§ RECORDED INFORMATION

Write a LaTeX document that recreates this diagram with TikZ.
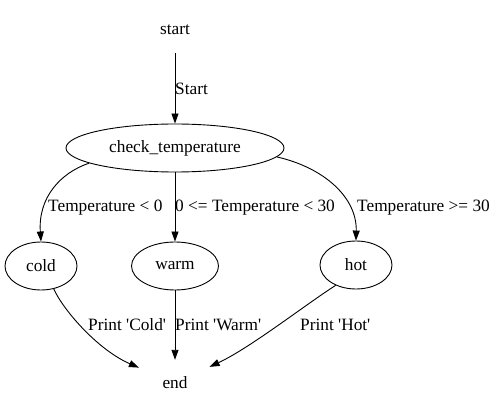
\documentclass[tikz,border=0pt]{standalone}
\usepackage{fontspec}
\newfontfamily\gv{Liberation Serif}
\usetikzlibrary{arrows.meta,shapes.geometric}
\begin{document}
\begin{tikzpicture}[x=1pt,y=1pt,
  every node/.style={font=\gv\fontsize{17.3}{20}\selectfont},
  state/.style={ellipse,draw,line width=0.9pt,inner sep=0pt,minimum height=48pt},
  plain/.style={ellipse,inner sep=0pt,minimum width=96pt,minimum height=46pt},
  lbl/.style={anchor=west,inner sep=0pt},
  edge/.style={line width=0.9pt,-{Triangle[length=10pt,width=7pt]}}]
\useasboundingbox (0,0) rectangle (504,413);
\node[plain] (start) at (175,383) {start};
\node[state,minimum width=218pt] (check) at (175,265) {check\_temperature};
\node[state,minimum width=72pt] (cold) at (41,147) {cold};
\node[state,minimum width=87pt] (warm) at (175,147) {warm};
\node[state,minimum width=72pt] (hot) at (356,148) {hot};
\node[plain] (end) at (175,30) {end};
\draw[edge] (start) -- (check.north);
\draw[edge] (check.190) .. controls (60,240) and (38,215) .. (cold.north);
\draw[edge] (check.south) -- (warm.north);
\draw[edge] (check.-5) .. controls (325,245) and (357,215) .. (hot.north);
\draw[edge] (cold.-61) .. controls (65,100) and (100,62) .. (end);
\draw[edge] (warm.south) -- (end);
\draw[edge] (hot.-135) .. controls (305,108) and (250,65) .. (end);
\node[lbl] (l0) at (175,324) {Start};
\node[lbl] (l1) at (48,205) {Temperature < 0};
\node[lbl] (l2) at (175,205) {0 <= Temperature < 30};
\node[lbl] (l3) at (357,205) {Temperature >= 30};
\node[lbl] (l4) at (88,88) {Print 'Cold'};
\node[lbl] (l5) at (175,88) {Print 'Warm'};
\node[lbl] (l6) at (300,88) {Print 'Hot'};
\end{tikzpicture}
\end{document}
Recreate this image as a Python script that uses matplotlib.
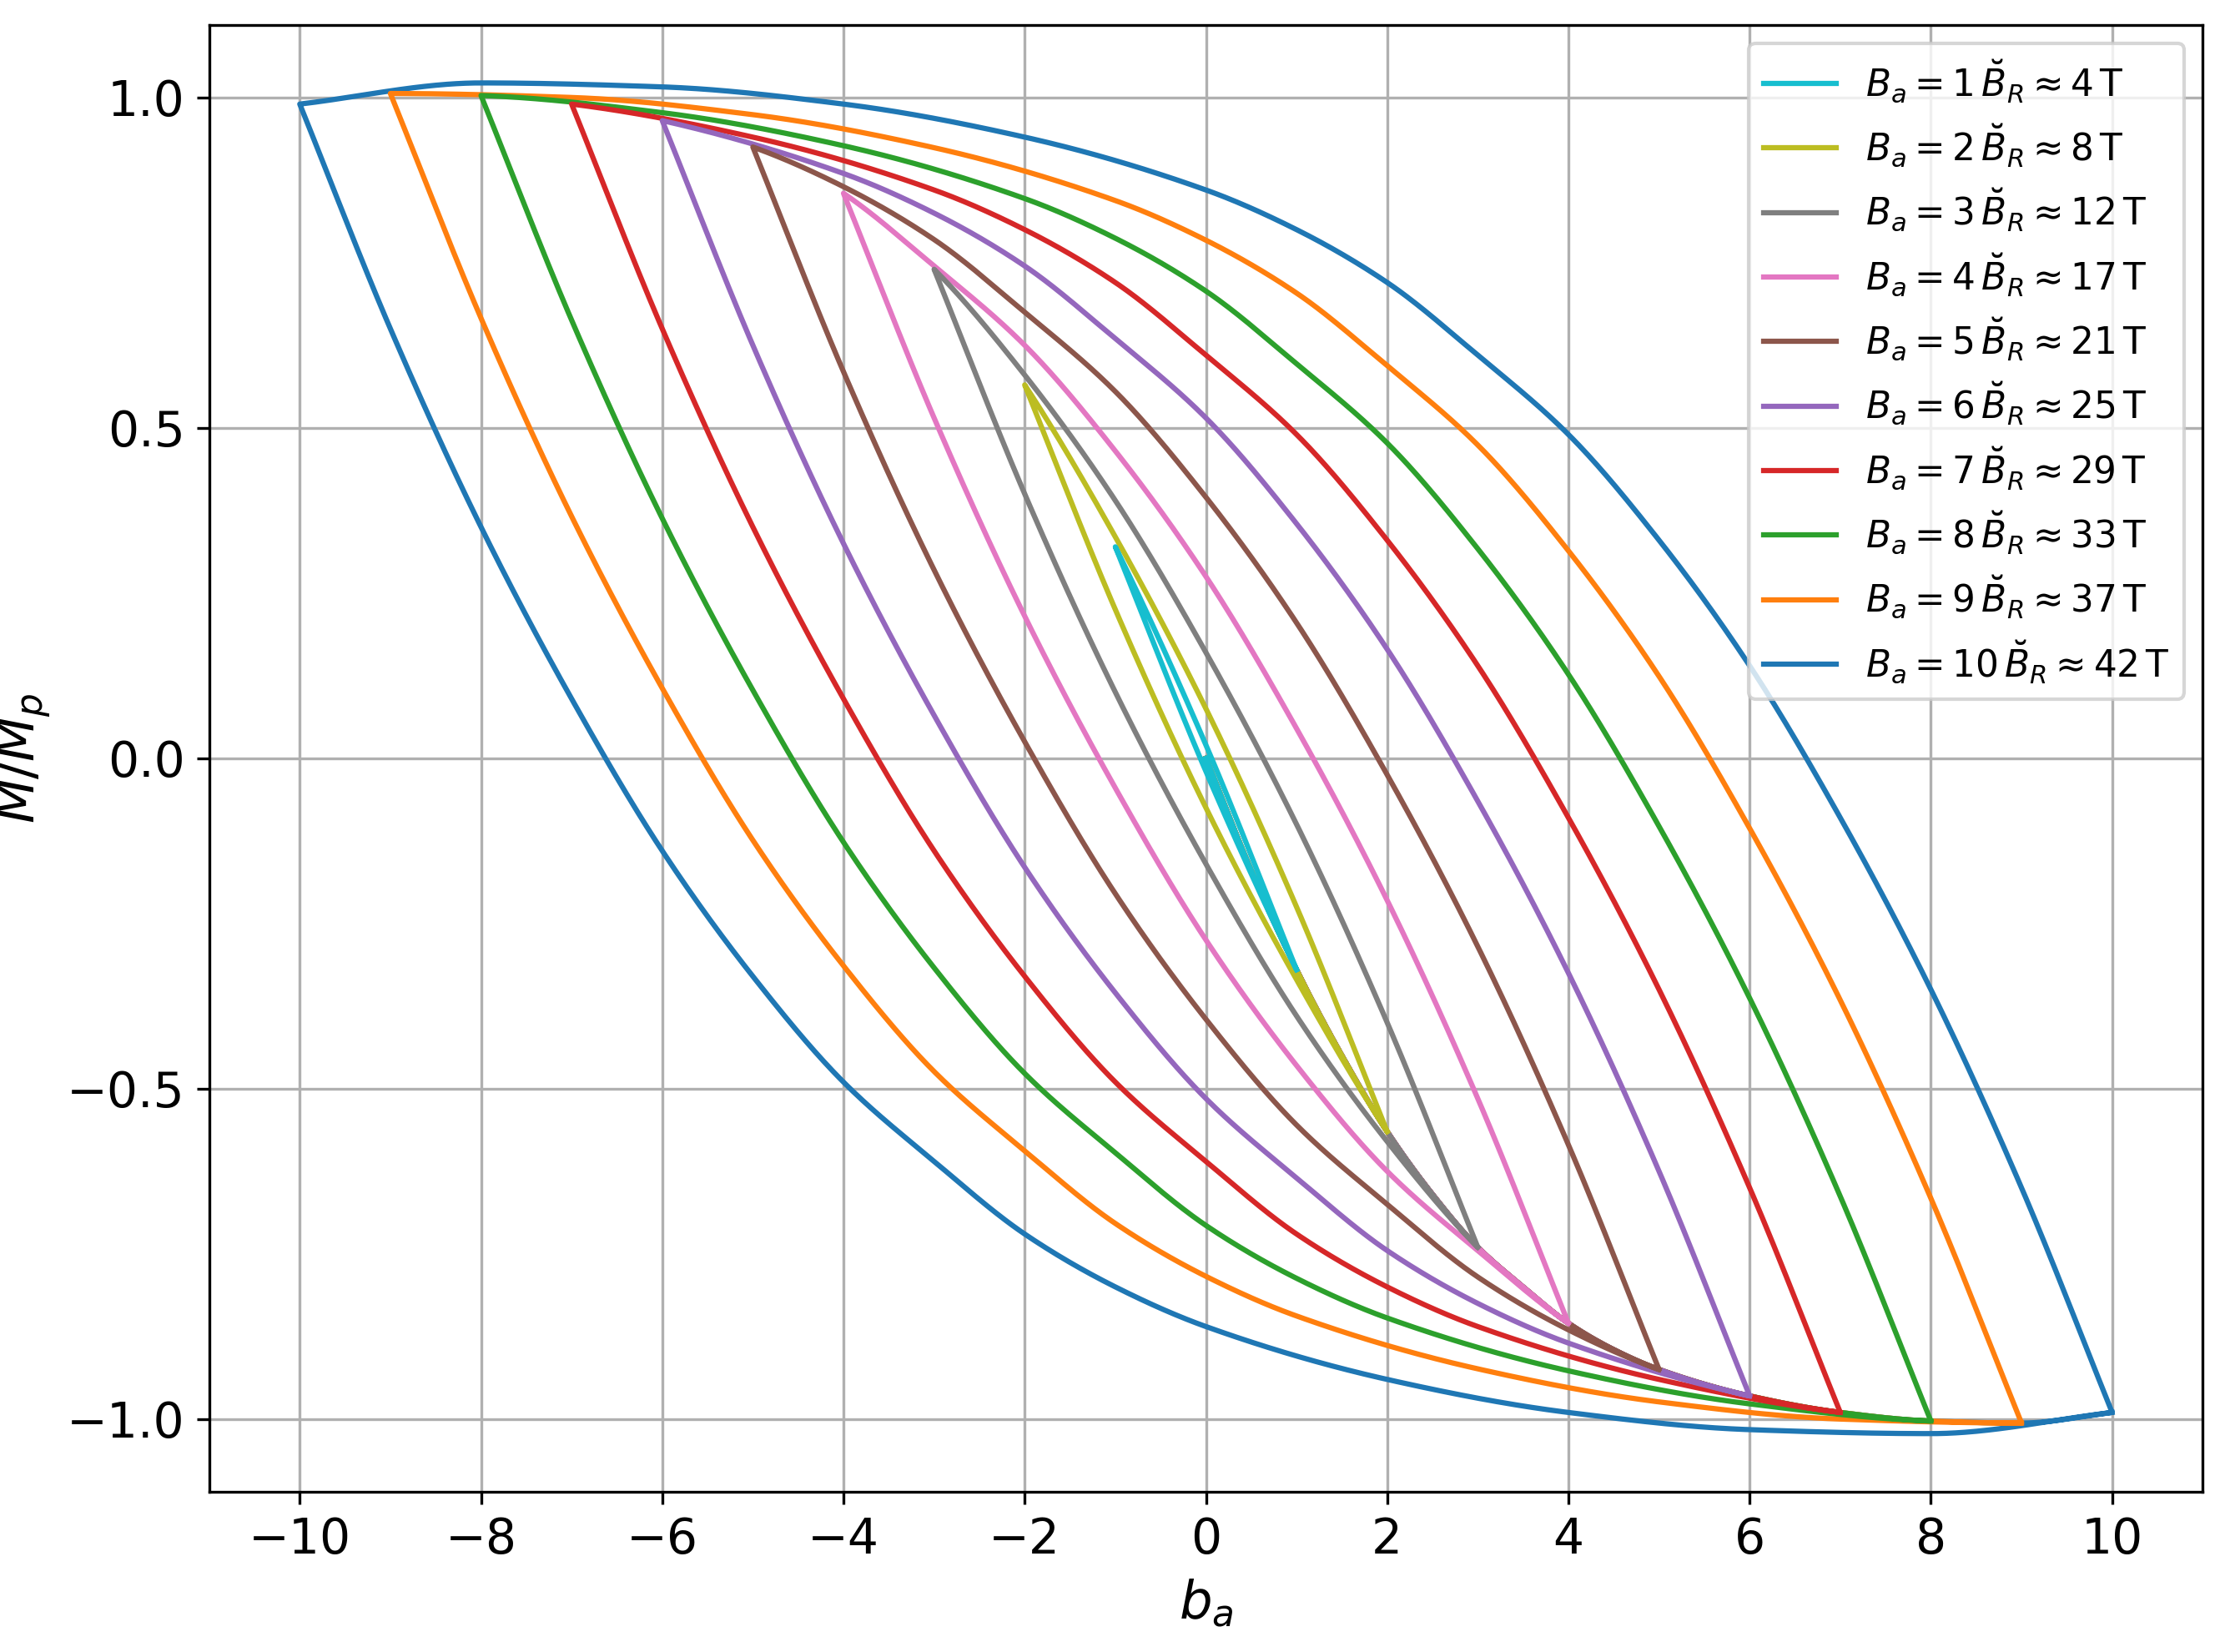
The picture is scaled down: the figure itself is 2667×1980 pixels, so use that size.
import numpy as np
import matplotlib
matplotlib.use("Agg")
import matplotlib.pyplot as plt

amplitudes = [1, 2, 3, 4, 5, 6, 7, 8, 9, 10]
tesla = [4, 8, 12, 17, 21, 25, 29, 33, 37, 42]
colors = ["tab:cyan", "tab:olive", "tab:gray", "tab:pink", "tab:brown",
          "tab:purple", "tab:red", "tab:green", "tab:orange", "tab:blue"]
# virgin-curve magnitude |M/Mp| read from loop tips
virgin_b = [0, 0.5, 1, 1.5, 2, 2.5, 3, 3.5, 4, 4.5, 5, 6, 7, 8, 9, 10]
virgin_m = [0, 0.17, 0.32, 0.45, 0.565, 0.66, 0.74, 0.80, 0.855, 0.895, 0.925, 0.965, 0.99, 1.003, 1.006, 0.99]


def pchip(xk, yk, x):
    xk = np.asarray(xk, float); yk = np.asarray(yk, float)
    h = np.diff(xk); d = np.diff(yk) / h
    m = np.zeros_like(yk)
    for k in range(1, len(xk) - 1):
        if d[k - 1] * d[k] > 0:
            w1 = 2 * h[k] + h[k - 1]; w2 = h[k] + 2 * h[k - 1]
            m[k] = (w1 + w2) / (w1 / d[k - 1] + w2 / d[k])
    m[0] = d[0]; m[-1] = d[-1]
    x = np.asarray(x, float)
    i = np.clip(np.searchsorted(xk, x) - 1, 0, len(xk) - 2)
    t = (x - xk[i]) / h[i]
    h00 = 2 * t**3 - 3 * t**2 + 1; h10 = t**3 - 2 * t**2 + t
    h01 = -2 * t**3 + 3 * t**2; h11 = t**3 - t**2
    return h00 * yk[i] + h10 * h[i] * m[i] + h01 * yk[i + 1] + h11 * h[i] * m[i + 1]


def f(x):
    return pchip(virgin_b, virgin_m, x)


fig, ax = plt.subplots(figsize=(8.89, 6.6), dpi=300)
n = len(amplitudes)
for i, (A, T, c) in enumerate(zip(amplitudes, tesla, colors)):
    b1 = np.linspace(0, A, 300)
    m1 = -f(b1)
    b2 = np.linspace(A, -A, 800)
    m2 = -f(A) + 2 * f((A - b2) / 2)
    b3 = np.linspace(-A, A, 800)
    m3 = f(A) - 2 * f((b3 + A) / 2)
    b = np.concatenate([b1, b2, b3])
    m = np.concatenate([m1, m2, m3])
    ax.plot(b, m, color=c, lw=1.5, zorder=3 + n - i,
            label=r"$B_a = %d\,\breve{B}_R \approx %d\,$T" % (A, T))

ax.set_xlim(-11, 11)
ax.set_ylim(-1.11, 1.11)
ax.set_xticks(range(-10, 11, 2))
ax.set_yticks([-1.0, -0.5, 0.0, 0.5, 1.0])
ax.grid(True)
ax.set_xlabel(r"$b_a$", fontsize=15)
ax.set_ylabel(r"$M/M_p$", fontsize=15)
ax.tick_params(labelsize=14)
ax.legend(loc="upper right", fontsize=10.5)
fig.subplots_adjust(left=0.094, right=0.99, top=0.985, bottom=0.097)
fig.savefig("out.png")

...

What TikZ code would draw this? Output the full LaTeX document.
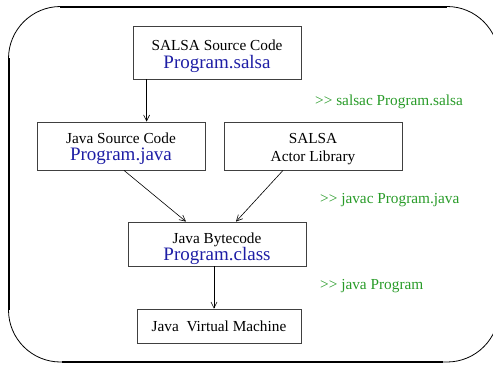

§ EXERCISE BRIEF
Quote the lines that begin at the line containing "The picture is" and end at the line containing "import matplotlib.pyplot as plt", keeping both of those lines.

§ THE COMPLETED TASK
The picture is scaled down: the figure itself is 2667×1980 pixels, so use that size.
import numpy as np
import matplotlib
matplotlib.use("Agg")
import matplotlib.pyplot as plt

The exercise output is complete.